> _Task_
Keep pictures out. Copy exactly the lines from the one containing "Recreate this image" to the one containing "const idleTimes = [2.02, 2.27];", endpoints included.

> _Data provided_
#####
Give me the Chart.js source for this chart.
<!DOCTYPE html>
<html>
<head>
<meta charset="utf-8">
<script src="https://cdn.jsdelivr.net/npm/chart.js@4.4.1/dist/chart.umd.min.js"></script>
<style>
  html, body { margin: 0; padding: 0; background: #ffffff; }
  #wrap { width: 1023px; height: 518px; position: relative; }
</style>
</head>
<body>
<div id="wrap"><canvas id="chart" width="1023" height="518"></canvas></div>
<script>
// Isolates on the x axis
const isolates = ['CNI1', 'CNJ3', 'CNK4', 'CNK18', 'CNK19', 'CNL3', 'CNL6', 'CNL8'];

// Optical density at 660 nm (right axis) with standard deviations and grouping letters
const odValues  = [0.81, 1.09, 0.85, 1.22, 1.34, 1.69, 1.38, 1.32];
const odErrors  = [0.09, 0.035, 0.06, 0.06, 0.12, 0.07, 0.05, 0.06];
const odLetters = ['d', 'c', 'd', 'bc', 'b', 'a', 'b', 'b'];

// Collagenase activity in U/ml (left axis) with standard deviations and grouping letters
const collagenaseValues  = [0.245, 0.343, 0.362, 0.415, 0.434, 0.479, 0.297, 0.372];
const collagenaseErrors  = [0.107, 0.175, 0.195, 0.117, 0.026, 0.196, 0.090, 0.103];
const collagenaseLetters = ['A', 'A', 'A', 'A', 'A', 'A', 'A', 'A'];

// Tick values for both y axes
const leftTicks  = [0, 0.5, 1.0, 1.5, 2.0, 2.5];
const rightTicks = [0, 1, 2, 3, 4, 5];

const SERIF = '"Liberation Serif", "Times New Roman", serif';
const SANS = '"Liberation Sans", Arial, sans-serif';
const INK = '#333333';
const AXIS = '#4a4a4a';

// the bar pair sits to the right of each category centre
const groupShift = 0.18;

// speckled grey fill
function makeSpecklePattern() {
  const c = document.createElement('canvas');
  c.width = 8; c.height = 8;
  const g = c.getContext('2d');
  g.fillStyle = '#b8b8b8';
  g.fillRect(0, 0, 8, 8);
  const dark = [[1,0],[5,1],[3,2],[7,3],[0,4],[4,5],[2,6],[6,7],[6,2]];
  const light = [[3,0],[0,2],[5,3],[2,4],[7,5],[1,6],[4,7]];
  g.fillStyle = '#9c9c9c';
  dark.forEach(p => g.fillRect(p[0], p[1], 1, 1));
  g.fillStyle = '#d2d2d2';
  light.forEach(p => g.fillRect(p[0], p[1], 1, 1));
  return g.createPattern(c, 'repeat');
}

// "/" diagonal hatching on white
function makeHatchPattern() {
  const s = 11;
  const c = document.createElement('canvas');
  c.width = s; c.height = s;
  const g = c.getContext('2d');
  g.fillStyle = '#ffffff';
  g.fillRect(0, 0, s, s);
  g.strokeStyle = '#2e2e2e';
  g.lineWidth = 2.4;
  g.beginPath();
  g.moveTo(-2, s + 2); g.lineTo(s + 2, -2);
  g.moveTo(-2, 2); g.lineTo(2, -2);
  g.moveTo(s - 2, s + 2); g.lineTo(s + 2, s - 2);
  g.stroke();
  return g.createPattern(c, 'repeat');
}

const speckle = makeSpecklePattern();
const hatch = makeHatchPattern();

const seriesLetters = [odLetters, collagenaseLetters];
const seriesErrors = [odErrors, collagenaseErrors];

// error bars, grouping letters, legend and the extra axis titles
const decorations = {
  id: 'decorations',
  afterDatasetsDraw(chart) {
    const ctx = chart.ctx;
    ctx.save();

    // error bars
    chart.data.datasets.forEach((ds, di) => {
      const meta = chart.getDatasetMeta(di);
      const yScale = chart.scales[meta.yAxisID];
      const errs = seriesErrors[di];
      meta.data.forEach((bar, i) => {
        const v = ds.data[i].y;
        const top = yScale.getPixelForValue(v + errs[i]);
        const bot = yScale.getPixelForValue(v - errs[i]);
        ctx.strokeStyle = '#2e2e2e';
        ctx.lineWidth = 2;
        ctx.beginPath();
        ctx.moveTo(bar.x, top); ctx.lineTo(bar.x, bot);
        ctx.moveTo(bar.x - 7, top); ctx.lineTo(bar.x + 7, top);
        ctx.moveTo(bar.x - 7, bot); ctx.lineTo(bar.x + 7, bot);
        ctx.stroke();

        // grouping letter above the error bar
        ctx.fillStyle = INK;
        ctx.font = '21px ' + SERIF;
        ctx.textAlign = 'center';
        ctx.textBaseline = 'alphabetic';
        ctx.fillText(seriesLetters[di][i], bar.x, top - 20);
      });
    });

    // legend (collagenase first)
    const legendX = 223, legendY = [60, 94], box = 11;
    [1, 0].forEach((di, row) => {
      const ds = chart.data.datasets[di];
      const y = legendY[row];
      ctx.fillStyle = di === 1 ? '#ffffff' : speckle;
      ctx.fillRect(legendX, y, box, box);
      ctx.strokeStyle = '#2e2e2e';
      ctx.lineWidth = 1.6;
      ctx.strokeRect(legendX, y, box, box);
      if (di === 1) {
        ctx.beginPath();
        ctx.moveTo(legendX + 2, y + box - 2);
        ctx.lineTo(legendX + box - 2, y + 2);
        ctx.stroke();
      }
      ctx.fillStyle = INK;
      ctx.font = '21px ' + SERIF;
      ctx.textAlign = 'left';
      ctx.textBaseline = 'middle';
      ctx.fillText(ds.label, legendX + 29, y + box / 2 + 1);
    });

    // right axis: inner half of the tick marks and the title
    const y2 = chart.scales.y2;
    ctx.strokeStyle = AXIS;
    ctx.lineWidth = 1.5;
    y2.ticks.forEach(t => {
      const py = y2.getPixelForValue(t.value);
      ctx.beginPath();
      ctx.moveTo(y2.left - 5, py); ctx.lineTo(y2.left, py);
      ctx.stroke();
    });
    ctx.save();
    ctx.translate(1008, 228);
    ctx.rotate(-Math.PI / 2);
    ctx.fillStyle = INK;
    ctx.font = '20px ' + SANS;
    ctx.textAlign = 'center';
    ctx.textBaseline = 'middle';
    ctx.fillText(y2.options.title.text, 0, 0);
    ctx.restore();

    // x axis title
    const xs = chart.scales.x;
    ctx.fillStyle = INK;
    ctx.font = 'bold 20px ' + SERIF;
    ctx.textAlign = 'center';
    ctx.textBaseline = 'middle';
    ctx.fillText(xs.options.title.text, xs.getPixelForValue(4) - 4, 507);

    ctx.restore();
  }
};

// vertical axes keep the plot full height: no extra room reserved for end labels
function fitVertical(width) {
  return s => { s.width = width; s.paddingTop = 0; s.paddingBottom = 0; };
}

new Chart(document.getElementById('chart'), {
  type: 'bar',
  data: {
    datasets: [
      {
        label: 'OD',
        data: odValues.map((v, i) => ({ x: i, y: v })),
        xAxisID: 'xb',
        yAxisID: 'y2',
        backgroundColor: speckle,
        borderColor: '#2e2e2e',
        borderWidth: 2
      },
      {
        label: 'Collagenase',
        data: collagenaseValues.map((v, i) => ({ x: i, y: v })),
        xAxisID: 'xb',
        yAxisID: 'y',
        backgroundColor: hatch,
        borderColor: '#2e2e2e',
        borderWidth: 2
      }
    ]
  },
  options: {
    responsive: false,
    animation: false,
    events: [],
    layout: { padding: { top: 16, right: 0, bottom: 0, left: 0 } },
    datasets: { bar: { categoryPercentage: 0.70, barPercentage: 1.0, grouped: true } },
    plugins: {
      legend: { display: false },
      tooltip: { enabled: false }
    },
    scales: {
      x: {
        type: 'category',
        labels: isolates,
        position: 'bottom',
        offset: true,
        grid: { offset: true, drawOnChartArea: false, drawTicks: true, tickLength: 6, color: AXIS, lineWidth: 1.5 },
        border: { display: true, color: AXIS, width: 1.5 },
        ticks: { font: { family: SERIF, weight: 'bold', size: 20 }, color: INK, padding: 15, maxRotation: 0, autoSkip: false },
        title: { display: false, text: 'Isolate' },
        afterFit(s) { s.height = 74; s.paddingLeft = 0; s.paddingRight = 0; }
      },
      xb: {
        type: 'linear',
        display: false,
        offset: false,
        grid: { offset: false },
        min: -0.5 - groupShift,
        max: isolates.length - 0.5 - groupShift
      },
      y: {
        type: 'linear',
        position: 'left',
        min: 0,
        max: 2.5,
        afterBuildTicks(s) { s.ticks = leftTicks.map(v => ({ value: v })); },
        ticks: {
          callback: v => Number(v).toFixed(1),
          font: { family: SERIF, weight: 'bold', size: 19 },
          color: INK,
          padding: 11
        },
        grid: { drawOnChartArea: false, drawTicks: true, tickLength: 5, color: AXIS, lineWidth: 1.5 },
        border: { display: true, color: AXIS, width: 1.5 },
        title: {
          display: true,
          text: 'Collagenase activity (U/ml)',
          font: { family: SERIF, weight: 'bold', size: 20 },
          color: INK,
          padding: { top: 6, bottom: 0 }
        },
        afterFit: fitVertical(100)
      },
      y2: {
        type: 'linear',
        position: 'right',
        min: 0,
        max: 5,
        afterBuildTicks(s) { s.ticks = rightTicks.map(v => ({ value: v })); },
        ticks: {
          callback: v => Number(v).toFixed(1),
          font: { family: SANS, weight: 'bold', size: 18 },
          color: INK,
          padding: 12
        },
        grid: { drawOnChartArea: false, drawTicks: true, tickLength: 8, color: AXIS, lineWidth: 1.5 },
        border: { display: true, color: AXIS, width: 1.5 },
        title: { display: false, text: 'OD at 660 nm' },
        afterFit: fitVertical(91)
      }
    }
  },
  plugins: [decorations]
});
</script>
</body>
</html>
#####
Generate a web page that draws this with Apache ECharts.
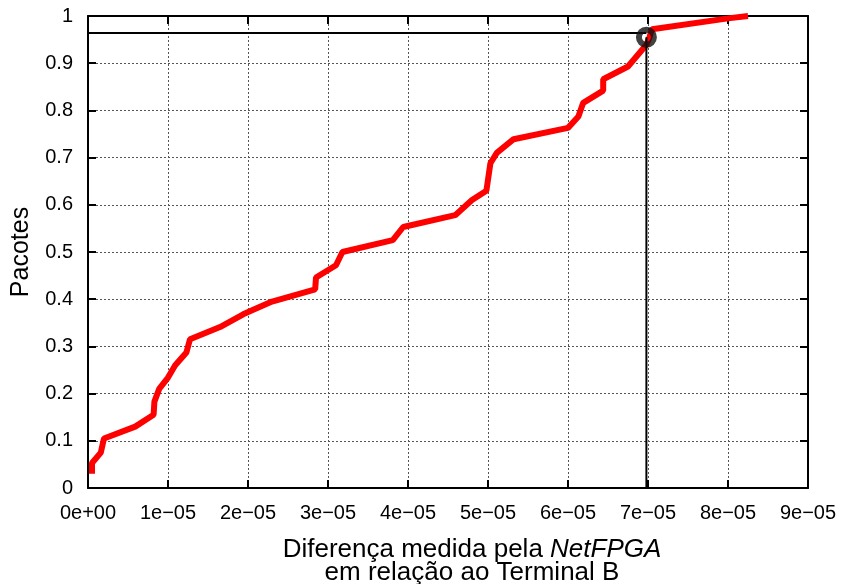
#####
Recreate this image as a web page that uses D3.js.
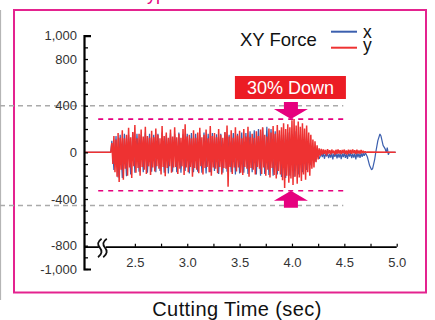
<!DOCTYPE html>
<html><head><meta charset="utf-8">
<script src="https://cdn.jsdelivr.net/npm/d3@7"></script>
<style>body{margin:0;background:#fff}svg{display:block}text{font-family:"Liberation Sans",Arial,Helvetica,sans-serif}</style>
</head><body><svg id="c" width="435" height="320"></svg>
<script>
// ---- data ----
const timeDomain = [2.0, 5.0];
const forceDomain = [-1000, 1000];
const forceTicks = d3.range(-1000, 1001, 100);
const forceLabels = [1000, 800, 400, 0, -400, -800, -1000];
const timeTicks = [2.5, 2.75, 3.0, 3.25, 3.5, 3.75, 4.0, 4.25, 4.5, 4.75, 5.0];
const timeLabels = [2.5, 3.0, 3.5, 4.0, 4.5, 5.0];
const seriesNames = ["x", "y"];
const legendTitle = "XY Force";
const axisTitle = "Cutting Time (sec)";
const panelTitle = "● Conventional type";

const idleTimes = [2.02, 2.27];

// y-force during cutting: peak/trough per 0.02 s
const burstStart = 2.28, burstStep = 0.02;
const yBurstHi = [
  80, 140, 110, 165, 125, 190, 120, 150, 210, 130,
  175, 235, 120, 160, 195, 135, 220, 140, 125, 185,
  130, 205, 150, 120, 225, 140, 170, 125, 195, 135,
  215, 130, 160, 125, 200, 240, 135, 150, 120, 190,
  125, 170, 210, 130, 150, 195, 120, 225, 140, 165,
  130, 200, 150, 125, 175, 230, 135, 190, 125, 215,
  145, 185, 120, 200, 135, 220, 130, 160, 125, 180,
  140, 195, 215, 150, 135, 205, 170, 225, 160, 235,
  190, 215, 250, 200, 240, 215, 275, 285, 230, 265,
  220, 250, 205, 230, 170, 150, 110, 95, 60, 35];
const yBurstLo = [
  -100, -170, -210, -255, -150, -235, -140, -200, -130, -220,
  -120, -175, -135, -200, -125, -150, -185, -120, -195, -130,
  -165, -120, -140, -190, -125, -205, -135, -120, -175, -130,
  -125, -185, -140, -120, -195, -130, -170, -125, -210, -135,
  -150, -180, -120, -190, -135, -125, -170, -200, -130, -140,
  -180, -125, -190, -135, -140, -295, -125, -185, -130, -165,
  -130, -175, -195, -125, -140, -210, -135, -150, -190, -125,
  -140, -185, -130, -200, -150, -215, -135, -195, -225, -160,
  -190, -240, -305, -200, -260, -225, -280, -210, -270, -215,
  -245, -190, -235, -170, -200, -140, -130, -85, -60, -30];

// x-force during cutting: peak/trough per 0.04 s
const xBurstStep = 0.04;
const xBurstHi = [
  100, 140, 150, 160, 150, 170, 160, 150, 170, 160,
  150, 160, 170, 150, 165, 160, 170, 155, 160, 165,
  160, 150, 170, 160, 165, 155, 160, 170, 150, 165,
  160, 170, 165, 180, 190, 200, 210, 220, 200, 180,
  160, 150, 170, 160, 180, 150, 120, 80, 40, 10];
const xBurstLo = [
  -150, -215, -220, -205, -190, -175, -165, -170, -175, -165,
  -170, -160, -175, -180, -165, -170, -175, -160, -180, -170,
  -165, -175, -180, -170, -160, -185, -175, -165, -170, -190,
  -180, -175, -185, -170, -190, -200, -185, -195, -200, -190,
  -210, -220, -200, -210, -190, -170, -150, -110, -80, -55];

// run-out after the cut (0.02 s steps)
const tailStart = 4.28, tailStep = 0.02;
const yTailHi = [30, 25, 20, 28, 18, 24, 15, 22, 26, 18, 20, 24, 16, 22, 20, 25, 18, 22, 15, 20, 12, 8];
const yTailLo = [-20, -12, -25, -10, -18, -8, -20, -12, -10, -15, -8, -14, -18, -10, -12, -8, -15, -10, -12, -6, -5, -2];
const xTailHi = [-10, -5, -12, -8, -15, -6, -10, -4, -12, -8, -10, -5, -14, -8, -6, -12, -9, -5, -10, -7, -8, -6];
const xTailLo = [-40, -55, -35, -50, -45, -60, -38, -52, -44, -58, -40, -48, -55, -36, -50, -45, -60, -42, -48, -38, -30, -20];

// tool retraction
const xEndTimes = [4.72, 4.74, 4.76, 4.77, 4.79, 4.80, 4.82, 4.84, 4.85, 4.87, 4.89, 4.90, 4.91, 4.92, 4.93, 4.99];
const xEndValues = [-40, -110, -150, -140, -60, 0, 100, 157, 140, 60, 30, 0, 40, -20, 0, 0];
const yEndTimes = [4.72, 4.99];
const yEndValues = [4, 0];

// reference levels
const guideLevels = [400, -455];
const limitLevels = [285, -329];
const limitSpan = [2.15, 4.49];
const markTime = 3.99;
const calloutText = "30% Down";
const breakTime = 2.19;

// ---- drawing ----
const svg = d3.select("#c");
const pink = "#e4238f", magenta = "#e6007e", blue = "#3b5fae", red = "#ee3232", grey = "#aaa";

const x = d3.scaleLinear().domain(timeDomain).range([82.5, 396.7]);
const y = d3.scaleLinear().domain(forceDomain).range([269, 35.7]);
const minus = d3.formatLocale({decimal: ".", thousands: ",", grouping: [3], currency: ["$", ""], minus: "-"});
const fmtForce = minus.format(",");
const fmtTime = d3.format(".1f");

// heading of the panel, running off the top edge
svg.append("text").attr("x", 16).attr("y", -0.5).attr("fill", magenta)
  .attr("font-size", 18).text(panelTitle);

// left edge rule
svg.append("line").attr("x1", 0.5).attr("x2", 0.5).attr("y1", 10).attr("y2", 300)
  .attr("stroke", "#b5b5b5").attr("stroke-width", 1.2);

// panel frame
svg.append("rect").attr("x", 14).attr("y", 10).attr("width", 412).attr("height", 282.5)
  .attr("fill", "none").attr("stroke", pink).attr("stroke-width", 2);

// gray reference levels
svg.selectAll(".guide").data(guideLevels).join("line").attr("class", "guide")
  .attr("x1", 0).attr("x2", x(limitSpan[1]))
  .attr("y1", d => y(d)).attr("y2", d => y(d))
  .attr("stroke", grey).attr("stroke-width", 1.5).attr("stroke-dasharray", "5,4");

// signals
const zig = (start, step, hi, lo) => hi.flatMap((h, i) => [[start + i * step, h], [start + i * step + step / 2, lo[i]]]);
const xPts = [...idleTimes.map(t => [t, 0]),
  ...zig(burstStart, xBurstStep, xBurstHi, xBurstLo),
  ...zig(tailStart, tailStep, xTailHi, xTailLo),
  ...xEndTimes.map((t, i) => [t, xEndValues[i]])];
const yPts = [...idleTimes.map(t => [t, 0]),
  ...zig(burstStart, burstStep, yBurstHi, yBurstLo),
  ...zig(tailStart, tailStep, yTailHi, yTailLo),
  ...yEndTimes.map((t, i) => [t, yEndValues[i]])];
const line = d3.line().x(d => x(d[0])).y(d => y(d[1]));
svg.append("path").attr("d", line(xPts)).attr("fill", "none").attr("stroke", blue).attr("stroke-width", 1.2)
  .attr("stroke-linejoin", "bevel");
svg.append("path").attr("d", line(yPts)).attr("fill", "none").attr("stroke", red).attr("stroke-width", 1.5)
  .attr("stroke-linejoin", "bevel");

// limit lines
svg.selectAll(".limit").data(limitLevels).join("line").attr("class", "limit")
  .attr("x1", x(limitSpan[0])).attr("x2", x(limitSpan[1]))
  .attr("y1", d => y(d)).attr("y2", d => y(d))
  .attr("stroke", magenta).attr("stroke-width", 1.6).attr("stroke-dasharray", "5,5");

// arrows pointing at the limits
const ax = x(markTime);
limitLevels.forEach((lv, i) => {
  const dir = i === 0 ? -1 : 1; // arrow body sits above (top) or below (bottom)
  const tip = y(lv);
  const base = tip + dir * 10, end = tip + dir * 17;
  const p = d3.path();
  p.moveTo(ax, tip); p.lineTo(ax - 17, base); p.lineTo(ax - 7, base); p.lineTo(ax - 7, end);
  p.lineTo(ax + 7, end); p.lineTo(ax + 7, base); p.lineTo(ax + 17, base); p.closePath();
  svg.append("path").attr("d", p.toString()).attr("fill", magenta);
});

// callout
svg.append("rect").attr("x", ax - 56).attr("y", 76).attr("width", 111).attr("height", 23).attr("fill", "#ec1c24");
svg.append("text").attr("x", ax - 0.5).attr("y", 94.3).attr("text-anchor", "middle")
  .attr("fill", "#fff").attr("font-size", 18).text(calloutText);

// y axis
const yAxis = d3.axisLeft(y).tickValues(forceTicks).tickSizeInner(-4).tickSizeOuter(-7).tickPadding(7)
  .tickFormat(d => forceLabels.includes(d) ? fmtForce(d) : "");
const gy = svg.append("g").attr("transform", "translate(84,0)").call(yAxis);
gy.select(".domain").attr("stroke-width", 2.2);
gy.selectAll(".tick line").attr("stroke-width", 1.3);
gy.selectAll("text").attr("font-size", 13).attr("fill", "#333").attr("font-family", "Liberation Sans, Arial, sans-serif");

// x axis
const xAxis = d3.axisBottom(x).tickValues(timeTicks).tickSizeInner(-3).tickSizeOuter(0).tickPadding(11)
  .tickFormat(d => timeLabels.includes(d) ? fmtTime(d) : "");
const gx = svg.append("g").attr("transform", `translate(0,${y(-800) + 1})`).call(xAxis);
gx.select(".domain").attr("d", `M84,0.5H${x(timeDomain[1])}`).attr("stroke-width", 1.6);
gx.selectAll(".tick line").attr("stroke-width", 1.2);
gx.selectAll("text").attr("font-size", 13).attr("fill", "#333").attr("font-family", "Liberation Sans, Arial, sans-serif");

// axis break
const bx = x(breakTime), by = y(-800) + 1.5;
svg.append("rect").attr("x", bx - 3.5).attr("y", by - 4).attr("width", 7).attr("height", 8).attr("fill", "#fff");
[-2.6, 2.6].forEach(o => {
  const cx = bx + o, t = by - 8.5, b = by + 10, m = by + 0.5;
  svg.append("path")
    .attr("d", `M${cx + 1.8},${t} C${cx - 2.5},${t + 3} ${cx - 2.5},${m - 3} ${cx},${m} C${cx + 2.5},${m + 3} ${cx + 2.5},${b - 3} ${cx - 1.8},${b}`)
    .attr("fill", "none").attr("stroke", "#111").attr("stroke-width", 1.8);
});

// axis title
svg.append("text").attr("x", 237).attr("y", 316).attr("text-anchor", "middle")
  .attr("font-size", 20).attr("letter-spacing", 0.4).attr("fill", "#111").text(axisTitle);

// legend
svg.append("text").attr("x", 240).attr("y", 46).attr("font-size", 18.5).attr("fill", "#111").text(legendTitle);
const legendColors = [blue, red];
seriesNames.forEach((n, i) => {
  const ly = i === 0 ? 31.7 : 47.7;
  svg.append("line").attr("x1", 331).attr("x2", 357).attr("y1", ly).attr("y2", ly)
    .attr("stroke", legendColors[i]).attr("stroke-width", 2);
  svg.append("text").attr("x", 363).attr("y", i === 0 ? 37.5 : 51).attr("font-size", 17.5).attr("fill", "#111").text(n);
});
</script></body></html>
#####
> _Final result_
Recreate this image as a web page that uses D3.js.
<!DOCTYPE html>
<html><head><meta charset="utf-8">
<script src="https://cdn.jsdelivr.net/npm/d3@7"></script>
<style>body{margin:0;background:#fff}svg{display:block}text{font-family:"Liberation Sans",Arial,Helvetica,sans-serif}</style>
</head><body><svg id="c" width="435" height="320"></svg>
<script>
// ---- data ----
const timeDomain = [2.0, 5.0];
const forceDomain = [-1000, 1000];
const forceTicks = d3.range(-1000, 1001, 100);
const forceLabels = [1000, 800, 400, 0, -400, -800, -1000];
const timeTicks = [2.5, 2.75, 3.0, 3.25, 3.5, 3.75, 4.0, 4.25, 4.5, 4.75, 5.0];
const timeLabels = [2.5, 3.0, 3.5, 4.0, 4.5, 5.0];
const seriesNames = ["x", "y"];
const legendTitle = "XY Force";
const axisTitle = "Cutting Time (sec)";
const panelTitle = "● Conventional type";

const idleTimes = [2.02, 2.27];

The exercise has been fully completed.